И Я говорю вам: приобретайте себе друзей богатством неправедным, чтобы они, когда обнищаете, приняли вас в вечные обители.

Верный в малом и во многом верен, а неверный в малом неверен и во многом. Итак, если вы в неправедном богатстве не были верны, кто поверит вам истинное? И если в чужом не были верны, кто даст вам ваше? Никакой слуга не может служить двум господам, ибо или одного будет ненавидеть, а другого любить, или одному станет усердствовать, а о другом нерадеть. Не можете служить Богу и маммоне (Лк. 16:1–13).
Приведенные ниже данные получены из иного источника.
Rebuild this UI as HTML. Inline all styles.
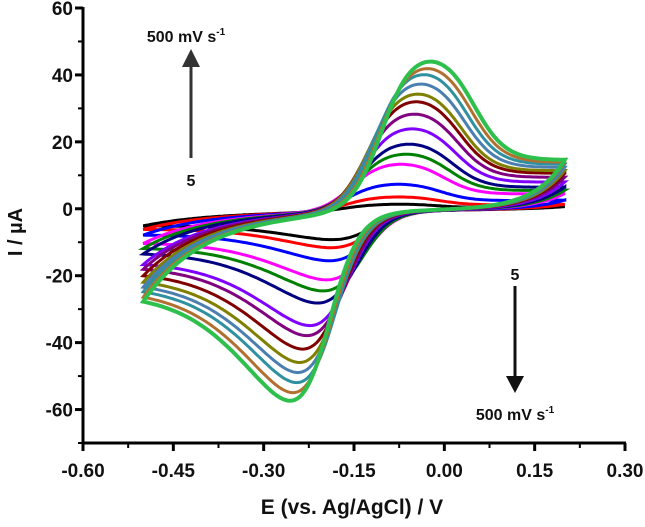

Текст притчи заканчивается на словах догадливо поступил. За ними следуют комментарии, в которых в качестве лейтмотива проходит тема богатства. Трижды в греческом тексте Евангелия от Луки употреблено слово «маммона», представляющее собой прямое заимствование из еврейского или арамейского275. Однако, в отличие от Нагорной проповеди, где то же самое слово используется в поучении, посвященном богатству, в данном случае Иисус вплетает Его в более сложный смысловой ряд, в котором тема богатства, хотя и проходит красной нитью, занимает совсем не главное место.

Что же является главной темой притчи? Почему в качестве положительного примера выступает человек, поступающий нечестно и непорядочно? И почему слово «маммона», имеющее в речи Иисуса ярко выраженный негативный оттенок, неожиданно приобретает позитивный смысл?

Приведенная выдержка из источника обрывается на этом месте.